Media releases | October 18, 2019

EDMONTON - The Alberta government has released the results of its audit of the Class Size Initiative, which gave provincial funding to school boards to reduce the number of children per classroom. The government’s conclusion from the report is that it “cannot continue to throw money at this problem.”

“The government's conclusions are completely wrong based on their own analysis,” said Joel French, Executive Director of Public Interest Alberta. “The problem was not that funding could not make a difference. It was that the government decided three years into the program to remove reporting requirements for where the funding was spent. Once the accountability from school boards for the funding was removed, it was sometimes no longer used for that purpose, but appears to have been used to address other serious challenges in the classroom related to children with complex needs.”

French highlighted the need to address both challenges at the same time.

“It is well-known that both small class sizes and robust supports for children with complex needs are necessary to develop the full potential of every child,” continued French. “The provincial government needs to provide sufficient funding to address both of these challenges, as Alberta’s student population continues to grow and students’ needs are more complex than ever before.”

The government’s report states that “reducing class size is most effective” for Kindergarten to Grade 3 classrooms, citing research that highlights large gains to be made in those grades when class sizes are reduced to fewer than 15 students, which is even smaller than the Alberta Commission on Learning’s recommendation of a class size of 17.

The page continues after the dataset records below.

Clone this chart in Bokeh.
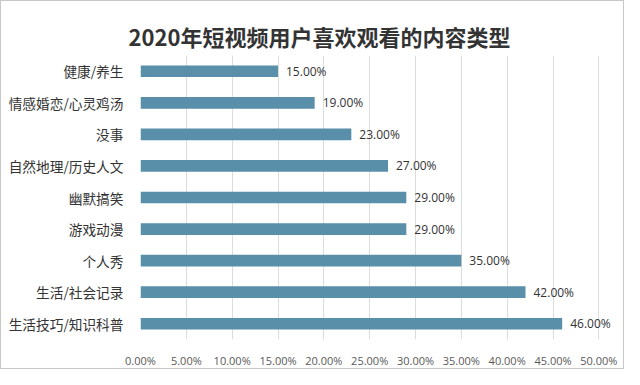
from bokeh.plotting import figure
from bokeh.models import ColumnDataSource, FixedTicker, PrintfTickFormatter, FactorRange, Range1d
from bokeh.core.properties import value
from bokeh.embed import file_html
from bokeh.resources import INLINE

categories = ["健康/养生", "情感婚恋/心灵鸡汤", "没事", "自然地理/历史人文", "幽默搞笑",
              "游戏动漫", "个人秀", "生活/社会记录", "生活技巧/知识科普"]
values = [15, 19, 23, 27, 29, 29, 35, 42, 46]
x_ticks = [0, 5, 10, 15, 20, 25, 30, 35, 40, 45, 50]

labels = [f"{v:.2f}%" for v in values]
src = ColumnDataSource(dict(cat=categories, val=values, lab=labels))

p = figure(width=624, height=369, output_backend="svg", toolbar_location=None,
           y_range=FactorRange(factors=list(reversed(categories))),
           x_range=Range1d(0, 52.8),
           min_border_left=139, min_border_right=1, min_border_top=54, min_border_bottom=23)

p.title.text = "2020年短视频用户喜欢观看的内容类型"
p.title.align = "left"
p.title.offset = -12
p.title.text_font = "Noto Sans CJK SC"
p.title.text_font_size = "22px"
p.title.text_font_style = "bold"
p.title.text_color = "#333333"
p.title.standoff = 8

p.hbar(y="cat", right="val", left=0, height=0.37, source=src, color="#5A8FAA", line_color=None)
p.text(x="val", y="cat", text="lab", source=src, x_offset=8, text_baseline="middle",
       text_font=value("Open Sans"), text_font_size="12px", text_color="#333333")

p.xaxis.ticker = FixedTicker(ticks=x_ticks)
p.xaxis.formatter = PrintfTickFormatter(format="%.2f%%")
p.xaxis.major_label_text_font = "Open Sans"
p.xaxis.major_label_text_font_size = "11px"
p.xaxis.major_label_text_color = "#595959"
p.xaxis.major_label_standoff = 7
p.yaxis.major_label_text_font = "Noto Sans CJK SC"
p.yaxis.major_label_text_font_size = "13.7px"
p.yaxis.major_label_text_color = "#333333"
p.yaxis.major_label_standoff = 11
for ax in (p.xaxis, p.yaxis):
    ax.axis_line_color = None
    ax.major_tick_line_color = None
    ax.minor_tick_line_color = None

p.xgrid.grid_line_color = "#dcdcdc"
p.ygrid.grid_line_color = None
p.outline_line_color = None
p.styles = {"border": "1px solid #c8c8c8"}

open("out.html", "w").write(file_html(p, INLINE))
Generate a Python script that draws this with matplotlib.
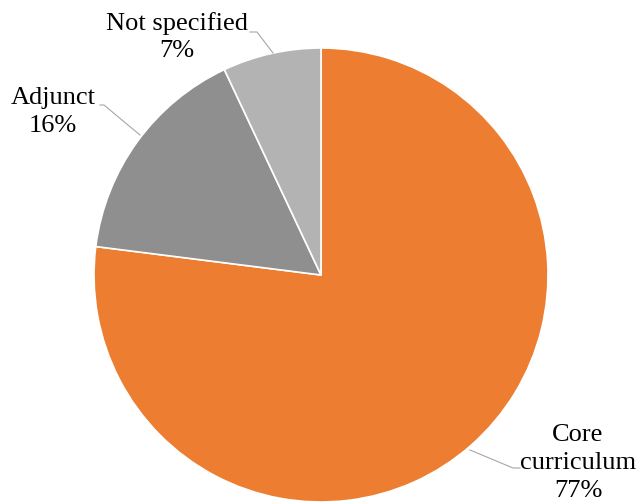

“Research cited in the report clearly confirms the importance of small class sizes, particularly for Kindergarten to Grade 3 classrooms, so we must find solutions” said French. “There are no mysteries on how to reduce class sizes. More classrooms staffed with teachers and support staff are the only way it can be accomplished, and whether the government likes it or not, those things cost money. The government must immediately commit to provide school boards with funding to meet the province’s class size targets, along with public reporting measures to ensure maximum accountability for the funds.”